Following this decision, the position is now entirely clear. Where the provisions of the MCA 2005 are followed and the relevant guidance observed, and if there is agreement upon what is in the best interests of the patient, life-sustaining treatment (whether CANH or another form of such treatment) can be withdrawn (or withheld) without needing to make an application to the court. Of course, as Lady Black observed, if at the end of the process of decision-making the way forward is finely balanced, or there is a difference of medical opinion, or a lack of agreement to a proposed course of action from those with an interest in the patient’s welfare, a court application can and should be made – so that the court can be asked to make this crucial decision on behalf of the patient.

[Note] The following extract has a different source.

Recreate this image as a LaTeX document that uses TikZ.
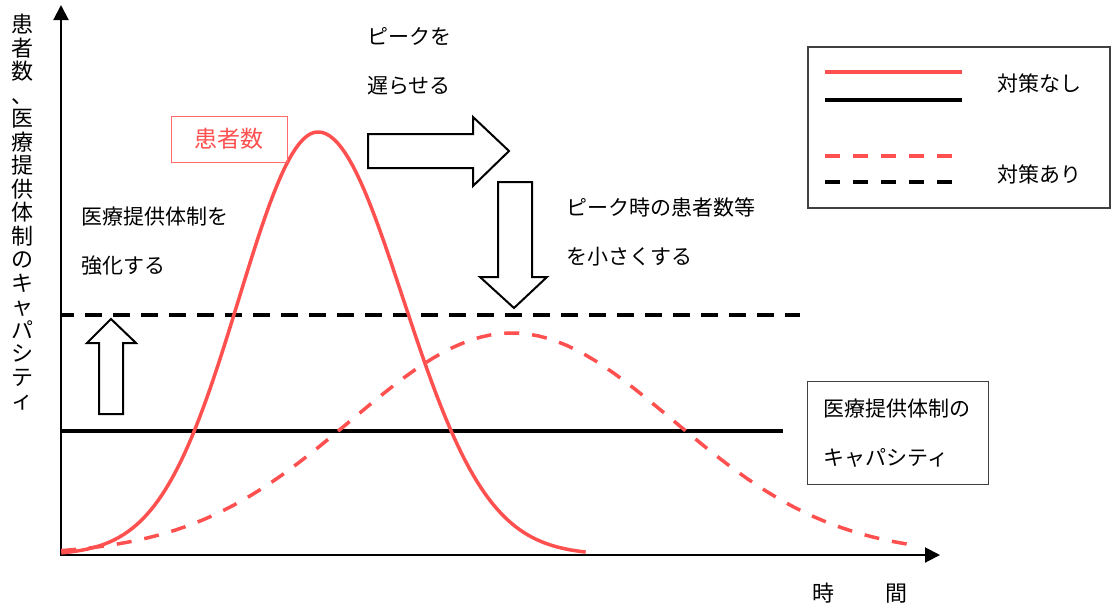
\documentclass[tikz,border=0pt]{standalone}
\usepackage{fontspec}
\setmainfont{Noto Sans CJK JP}
\usetikzlibrary{arrows.meta}
\definecolor{curvered}{HTML}{FF5050}

\begin{document}
\begin{tikzpicture}[x=1pt,y=-1pt,
  redline/.style={draw=curvered,line width=3.5pt},
  blackline/.style={draw=black,line width=3.8pt},
  dashline/.style={dash pattern=on 15pt off 13pt},
  hollow/.style={draw=black,line width=2pt,fill=white},
  axis/.style={line width=2pt,-{Triangle[length=15pt,width=15pt]}},
  note/.style={font=\fontsize{21}{48.5}\selectfont,align=left,anchor=west,inner sep=0pt},
  framebox/.style={draw=black!75,line width=1.3pt}]
\useasboundingbox (0,0) rectangle (1116,611);
\draw[axis] (61,556) -- (61,5);
\draw[axis] (60,555) -- (940,555);
\draw[blackline] (62,431) -- (783,431);
\draw[blackline,dash pattern=on 17pt off 11pt,dash phase=5pt] (62,315) -- (800,315);
\draw[redline] plot[domain=-3.25:0,samples=70] ({318+79*\x},{555-423*exp(-\x*\x/2)})
  -- plot[domain=0:3.15,samples=70] ({318+85*\x},{555-423*exp(-\x*\x/2)});
\draw[redline,dashline] plot[domain=-2.8:2.47,samples=90] ({512+161*\x},{555-222*exp(-\x*\x/2)});
\draw[hollow] (99,414) -- (123,414) -- (123,343) -- (136,343) -- (111,319) -- (87,343) -- (99,343) -- cycle;
\draw[hollow] (368,134) -- (473,134) -- (473,117) -- (509,151) -- (473,186) -- (473,168) -- (368,168) -- cycle;
\draw[hollow] (498,182) -- (532,182) -- (532,277) -- (547,277) -- (514,308) -- (480,277) -- (498,277) -- cycle;
\node[font=\fontsize{22}{23.5}\selectfont,align=center,inner sep=0pt,anchor=north] (ylbl) at (23,14)
  {患\\者\\数\\、\\医\\療\\提\\供\\体\\制\\の\\キ\\ャ\\パ\\シ\\テ\\ィ};
\node[draw=curvered!85,line width=1pt,text=curvered,minimum width=116pt,minimum height=46pt,
  font=\fontsize{23}{23}\selectfont] (patients) at (229,139) {患者数};
\node[note] (boost) at (81,241) {医療提供体制を\\強化する};
\node[note] (delay) at (367,61) {ピークを\\遅らせる};
\node[note] (shrink) at (566,232) {ピーク時の患者数等\\を小さくする};
\node[framebox,note,anchor=north west,minimum width=181pt,minimum height=103pt,
  text width=149pt,inner xsep=16pt] (capbox) at (807,381) {医療提供体制の\\キャパシティ};
\node[font=\fontsize{22}{22}\selectfont] (timelbl) at (860,593) {時\hspace{51pt}間};
\draw[framebox] (808,47) rectangle (1110,208);
\draw[redline] (825,72) -- (962,72);
\draw[blackline] (825,100) -- (962,100);
\draw[redline,dashline] (825,156) -- (953,156);
\draw[blackline,dashline] (825,182) -- (953,182);
\node[note] (nocase) at (997,83) {対策なし};
\node[note] (withcase) at (997,174) {対策あり};
\end{tikzpicture}
\end{document}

One immediate practical implication is that the joint guidance being worked on by the BMA, GMC and RCP can proceed to publication on the same basis that the interim guidance had been predicated; that guidance will set out a detailed decision-making process along the lines identified by Lady Black in her judgment.
Whilst the Supreme Court did not engage – as some had hoped it might – with the slightly Delphic observation of Lady Hale in N v ACCG that the general authority in s.5 will usually suffice to act in relation to the care and treatment of a person lacking capacity “unless the decision is so serious that the court itself has said it must be taken to court,” the same logic as set out by Lady Black in relation to life-sustaining treatment would, on its face, apply equally to other decisions that might fall to be made under the umbrella of s.5 (for instance, moving a person from their own home), with the added condition that, in many such cases, the person themselves may well be able to express wishes and feelings which should feature heavily in the mix in terms of identifying whether a court application is mandated.
One might ask whether the House of Lords in Bland that their (understandable) desire for caution merited the delay that ensued – and the return to the Supreme Court – before, in essence, it could be confirmed that a sufficient body of experience had been built up, and codified in clinical guidance, and the court could hand decision-making back to clinicians to undertake in conjunction with families. Be that it as it may, this judgment now makes the position absolutely clear.
Whilst the judgment is undoubtedly welcome at many levels, the handing back of this responsibility does carry with it the real need to ensure that the MCA is understood and applied with care and with attention to its spirit, as well as its letter, in the clinical context. The BMA/GMC/RCP guidance outlined above will undoubtedly help in the specific context of CANH withdrawal. One might also think that the decision of the Supreme Court only makes it more important that careful consideration is given by Parliament during the passage of the Mental Capacity (Amendment) Bill as to whether s.5 needs to be given the additional ‘teeth’ in relation to decisions relating to serious medical treatment that had been proposed by the Law Commission but which the Government, at least at present, does not consider to be necessary.